Speaking while on a brief visit to the UK, Bar-Ilan’s president and Israel’s former minister of science and technology, Professor Daniel Hershkowitz, described the attitude to the challenge of bringing different people together on one campus.

He said: “In Israel there are two big sectors where people are not fully integrated in society. One is the Charedi sector and the other is the Arab sector. The state of Israel has given a very high priority to offering higher education to both. Although it’s still on a small scale, nevertheless it’s growing quickly.”

Bar Ilan University has responded to its increasing Arab student body by creating a place to pray on campus, as well as offering counselling, translation services, scholarship assistance and extra courses in Hebrew and English. There is also a Charedi centre and the university has taken its programmes to Charedi colleges in Jerusalem.

For Mr Hershkowitz, who is a rabbi of the Ahuza neighbourhood in Haifa, education and religion are not mutually exclusive. “People used to think that either you excelled in religious studies or you excelled in the sciences but we have a new generation of excellent scientists who are also Torah scholars,” he said.

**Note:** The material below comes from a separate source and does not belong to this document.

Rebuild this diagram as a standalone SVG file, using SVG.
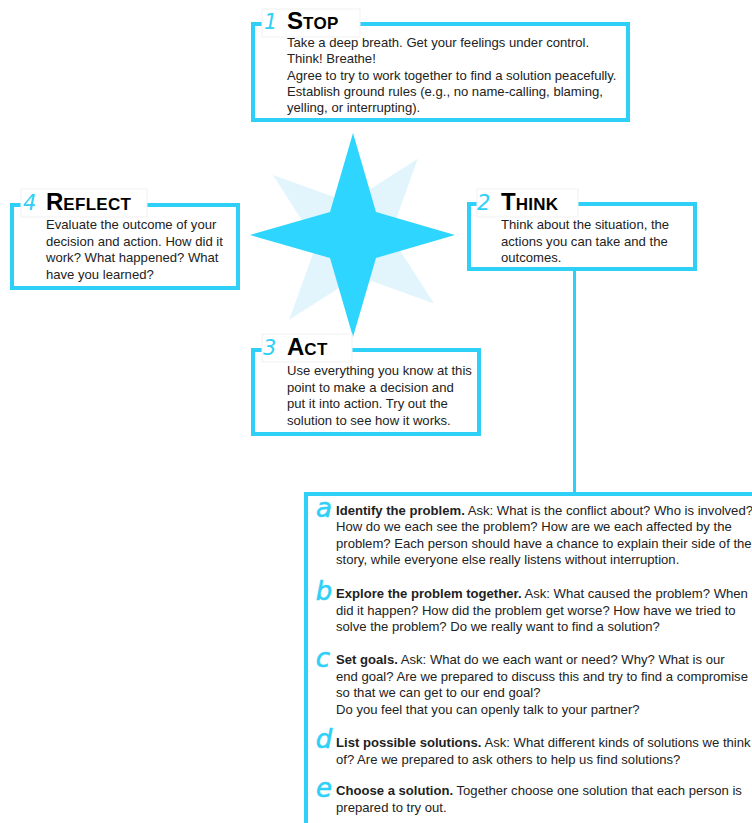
<svg xmlns="http://www.w3.org/2000/svg" width="752" height="823" viewBox="0 0 752 823">
  <style>
    .frame { fill: none; stroke: #2fd0f7; stroke-width: 4; }
    .link { fill: none; stroke: #2fd0f7; stroke-width: 3; }
    .label-bg { fill: #ffffff; stroke: #f1f1f1; stroke-width: 1; }
    .num { font-family: "DejaVu Sans", "Liberation Sans", sans-serif; font-style: italic; font-size: 21px; fill: #2fd0f7; }
    .letter { font-family: "DejaVu Sans", "Liberation Sans", sans-serif; font-style: italic; font-size: 26px; fill: #2fd0f7; text-anchor: middle; stroke: #2fd0f7; stroke-width: 0.6; }
    .title { font-family: "Liberation Sans", Arial, sans-serif; font-weight: bold; font-size: 17px; fill: #000000; letter-spacing: 0.3px; }
    .cap { font-size: 24px; letter-spacing: 0; }
    .body { font-family: "Liberation Sans", Arial, sans-serif; font-size: 13.1px; fill: #222222; }
    .b { font-weight: bold; }
  </style>

  <rect width="752" height="823" fill="#ffffff"/>

  <!-- compass star in the middle of the cycle -->
  <g id="star">
    <polygon fill="#e2f5fc" points="273,175 349.4,202.5 417.8,158.8 390.3,235.2 434,303.6 357.6,276.1 289.2,319.8 316.7,243.4"/>
    <polygon fill="#2ed6ff" points="353,133 376,212 455,235 376,258 353,337 330,258 250,235 330,212"/>
  </g>

  <!-- link from THINK down to the list of steps -->
  <g id="connectors">
    <line class="link" x1="574.5" y1="271" x2="574.5" y2="494"/>
  </g>

  <!-- 1 STOP -->
  <g id="stop">
    <rect class="frame" x="253" y="24" width="375" height="96"/>
    <rect class="label-bg" x="262" y="9" width="98" height="28"/>
    <text class="num" x="264" y="29">1</text>
    <text class="title" x="287" y="29"><tspan class="cap">S</tspan>TOP</text>
    <text class="body" x="287" y="47">Take a deep breath. Get your feelings under control.</text>
    <text class="body" x="287" y="63.3">Think! Breathe!</text>
    <text class="body" x="287" y="79.6">Agree to try to work together to find a solution peacefully.</text>
    <text class="body" x="287" y="95.9">Establish ground rules (e.g., no name-calling, blaming,</text>
    <text class="body" x="287" y="112.2">yelling, or interrupting).</text>
  </g>

  <!-- 4 REFLECT -->
  <g id="reflect">
    <rect class="frame" x="12" y="205" width="226" height="83"/>
    <rect class="label-bg" x="21" y="189" width="126" height="28"/>
    <text class="num" x="23" y="210">4</text>
    <text class="title" x="46" y="210"><tspan class="cap">R</tspan>EFLECT</text>
    <text class="body" x="46" y="229">Evaluate the outcome of your</text>
    <text class="body" x="46" y="245.5">decision and action. How did it</text>
    <text class="body" x="46" y="262">work? What happened? What</text>
    <text class="body" x="46" y="278.5">have you learned?</text>
  </g>

  <!-- 2 THINK -->
  <g id="think">
    <rect class="frame" x="469" y="204" width="226" height="65"/>
    <rect class="label-bg" x="477" y="189" width="101" height="28"/>
    <text class="num" x="477" y="210">2</text>
    <text class="title" x="501" y="210"><tspan class="cap">T</tspan>HINK</text>
    <text class="body" x="501" y="229">Think about the situation, the</text>
    <text class="body" x="501" y="245.5">actions you can take and the</text>
    <text class="body" x="501" y="262">outcomes.</text>
  </g>

  <!-- 3 ACT -->
  <g id="act">
    <rect class="frame" x="253" y="350" width="226" height="84"/>
    <rect class="label-bg" x="262" y="334" width="90" height="28"/>
    <text class="num" x="263" y="355">3</text>
    <text class="title" x="287" y="355"><tspan class="cap">A</tspan>CT</text>
    <text class="body" x="287" y="375">Use everything you know at this</text>
    <text class="body" x="287" y="391.5">point to make a decision and</text>
    <text class="body" x="287" y="408">put it into action. Try out the</text>
    <text class="body" x="287" y="424.5">solution to see how it works.</text>
  </g>

  <!-- steps for thinking the conflict through -->
  <g id="steps">
    <path class="frame" d="M306 830 V494 H760"/>

    <g id="step-a">
      <text class="letter" x="324" y="517">a</text>
      <text class="body" x="336" y="514.5"><tspan class="b">Identify the problem.</tspan> Ask: What is the conflict about? Who is involved?</text>
      <text class="body" x="336" y="531">How do we each see the problem? How are we each affected by the</text>
      <text class="body" x="336" y="547.5">problem? Each person should have a chance to explain their side of the</text>
      <text class="body" x="336" y="564">story, while everyone else really listens without interruption.</text>
    </g>

    <g id="step-b">
      <text class="letter" x="324" y="600">b</text>
      <text class="body" x="336" y="598"><tspan class="b">Explore the problem together.</tspan> Ask: What caused the problem? When</text>
      <text class="body" x="336" y="614.5">did it happen? How did the problem get worse? How have we tried to</text>
      <text class="body" x="336" y="631">solve the problem? Do we really want to find a solution?</text>
    </g>

    <g id="step-c">
      <text class="letter" x="323" y="667">c</text>
      <text class="body" x="336" y="664"><tspan class="b">Set goals.</tspan> Ask: What do we each want or need? Why? What is our</text>
      <text class="body" x="336" y="680.5">end goal? Are we prepared to discuss this and try to find a compromise</text>
      <text class="body" x="336" y="697">so that we can get to our end goal?</text>
      <text class="body" x="336" y="713.5">Do you feel that you can openly talk to your partner?</text>
    </g>

    <g id="step-d">
      <text class="letter" x="324" y="748">d</text>
      <text class="body" x="336" y="747"><tspan class="b">List possible solutions.</tspan> Ask: What different kinds of solutions we think</text>
      <text class="body" x="336" y="763.5">of? Are we prepared to ask others to help us find solutions?</text>
    </g>

    <g id="step-e">
      <text class="letter" x="324" y="797">e</text>
      <text class="body" x="336" y="795"><tspan class="b">Choose a solution.</tspan> Together choose one solution that each person is</text>
      <text class="body" x="336" y="811.5">prepared to try out.</text>
    </g>
  </g>
</svg>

“What I try to show is that the deeper the understanding in science the better our understanding of religion — and vice versa.”

The university also prides itself on teaching all its pupils the value of giving. “It’s not that we only give students knowledge and a profession but we teach them to give back to society,” he said. “We hold ‘clinics’ where students get to practise their profession by offering free legal advice to Holocaust survivors, for example, or to women who have problems getting their divorce.”